This website was designed by John J. McClaire III.
In the fall of 2010, I created an installation in my college’s student art gallery.My installation featured a welded sculpture that held two Xbox controllers (one pink, one blue). The controllers had MP3 players installed inside them, and headsets attached to the MP3 players, allowing the viewer to interact with the sculpture by listening to audio while reading the banners placed around the room.
The banners contained phrases from the transcripts of audio I had recorded while playing Call of Duty on Xbox live. The pink controller played audio that is somewhat typical of a woman’s experience gaming online, and the blue controller played more male-based audio.

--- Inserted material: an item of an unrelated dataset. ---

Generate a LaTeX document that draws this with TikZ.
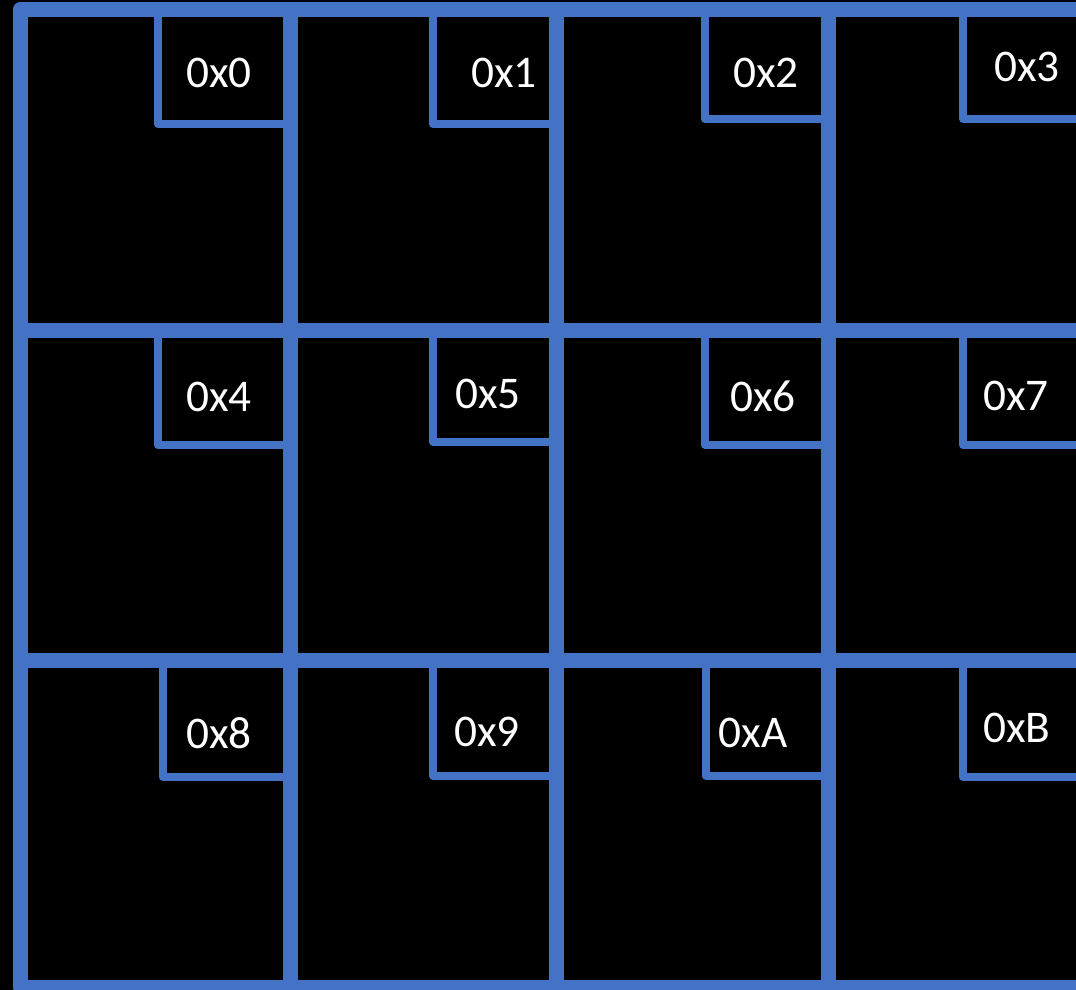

Since it is a war game, it is considered genuinely unusual to find a female playing Call of Duty, and some of the males playing the game react with hostility when confronted by a female gamer… especially if the girl gets a better score than them. However, the insults thrown at female players are generally predictable, and dated. It’s a stereotype that all female gamers are: fat, ugly, lonely, bad at video games, and should be in the kitchen, making a sandwich.

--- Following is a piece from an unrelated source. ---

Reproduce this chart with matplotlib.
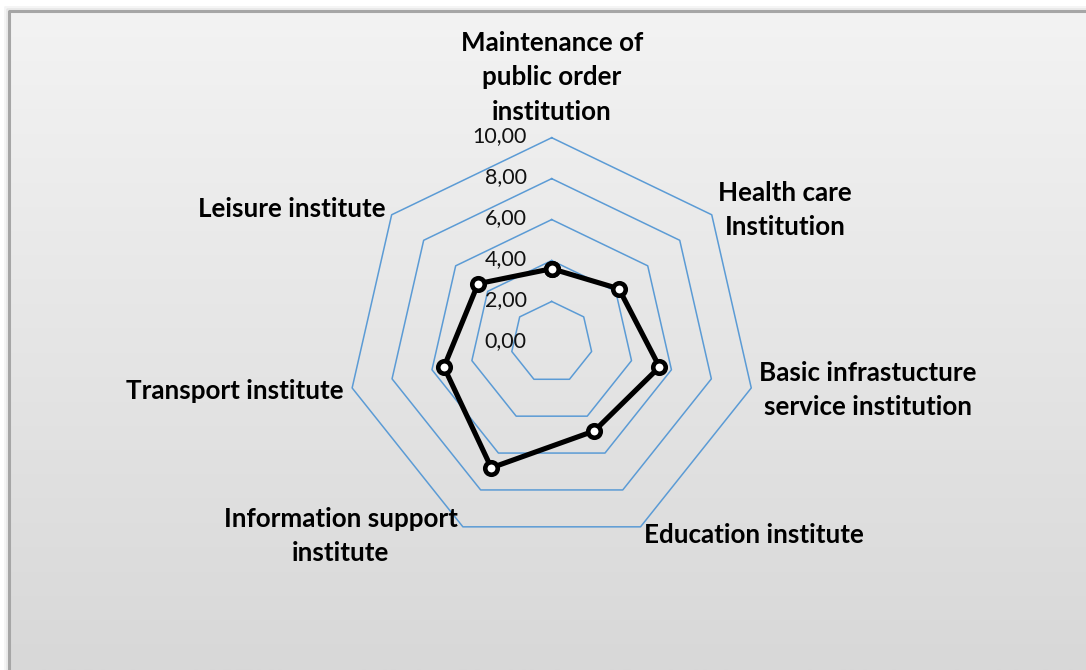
import numpy as np
import matplotlib
matplotlib.use("Agg")
import matplotlib.pyplot as plt
from matplotlib.colors import LinearSegmentedColormap

categories = ["Maintenance of\npublic order\ninstitution", "Health care\nInstitution",
              "Basic infrastucture\nservice institution", "Education institute",
              "Information support\ninstitute", "Transport institute", "Leisure institute"]
values = [3.6, 4.2, 5.4, 4.8, 6.8, 5.4, 4.6]
ticks = [0, 2, 4, 6, 8, 10]
tick_labels = ["0,00", "2,00", "4,00", "6,00", "8,00", "10,00"]

# label placement in pixels: (center x, first baseline y)
label_pos = [(552, 50.7), (785, 200.7), (867.5, 380.7), (754, 542.7),
             (340.7, 526.7), (234.7, 399), (291.5, 216.7)]
line_step = 34.5

W, H = 1086, 670
plt.rcParams["font.family"] = ["Lato", "DejaVu Sans"]
fig = plt.figure(figsize=(W / 100, H / 100), dpi=100)
fig.patch.set_facecolor("white")

# background panel with gradient and border
bg = fig.add_axes([0, 0, 1, 1])
bg.set_xlim(0, W)
bg.set_ylim(H, 0)
bg.axis("off")
cmap = LinearSegmentedColormap.from_list("g", ["#f3f3f3", "#d8d8d8"])
grad = np.linspace(0, 1, 256).reshape(-1, 1)
bg.imshow(grad, cmap=cmap, extent=[9, W, H, 11], aspect="auto", zorder=0)
for off, col in [(4, "#f4f4f4"), (2.5, "#e6e6e6")]:
    bg.plot([9 - off, 9 - off, W], [H, 11 - off, 11 - off], color=col, lw=1.2, zorder=1)
bg.plot([9, 9, W], [H, 11, 11], color="#a6a6a6", lw=2.2, zorder=2)

# radar axes
cx, cy, R = 551.7, 342.4, 204.7
ax = fig.add_axes([(cx - R) / W, (H - cy - R) / H, 2 * R / W, 2 * R / H], projection="polar")
ax.set_theta_zero_location("N")
ax.set_theta_direction(-1)
ax.set_ylim(0, 10)
ax.axis("off")

n = len(categories)
angles = np.linspace(0, 2 * np.pi, n, endpoint=False)
closed = np.append(angles, angles[0])

for t in ticks[1:]:
    ax.plot(closed, [t] * (n + 1), color="#5b9bd5", lw=1.1, clip_on=False, zorder=2)

vals = np.append(values, values[0])
ax.plot(closed, vals, color="black", lw=3.7, marker="o", mfc="white", mec="black",
        ms=9, mew=3.3, clip_on=False, zorder=3)

for t, lbl in zip(ticks, tick_labels):
    ax.annotate(lbl, xy=(0, t), xytext=(-18, 1), textcoords="offset points",
                ha="right", va="center", fontsize=15.5, color="#111111", zorder=4)

for cat, (x, y) in zip(categories, label_pos):
    for i, line in enumerate(cat.split("\n")):
        fig.text(x / W, 1 - (y + i * line_step) / H, line, ha="center", va="baseline",
                 fontsize=18.7, fontweight="bold", color="black")

fig.savefig("out.png", dpi=100)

And that’s essentially the focus of my blog- the dated, hostile, and sometimes downright weird reactions men, and occasionally even other women, have to interacting with females in an anonymous setting that is considered to be male dominated (online video games, specifically first person shooters). Obviously sexism isn’t the only problem prevalent in online gaming, it’s just the one I’ve chosen to focus on.
This behavior is something that most female gamers will have to face at some point if they choose to game online. The aim of my project is education; some people genuinely have no idea this is going on. By exposing this type of behavior, I’m hoping to raise awareness- and possibly push people to remember that it’s a real live person on the other side of that microphone.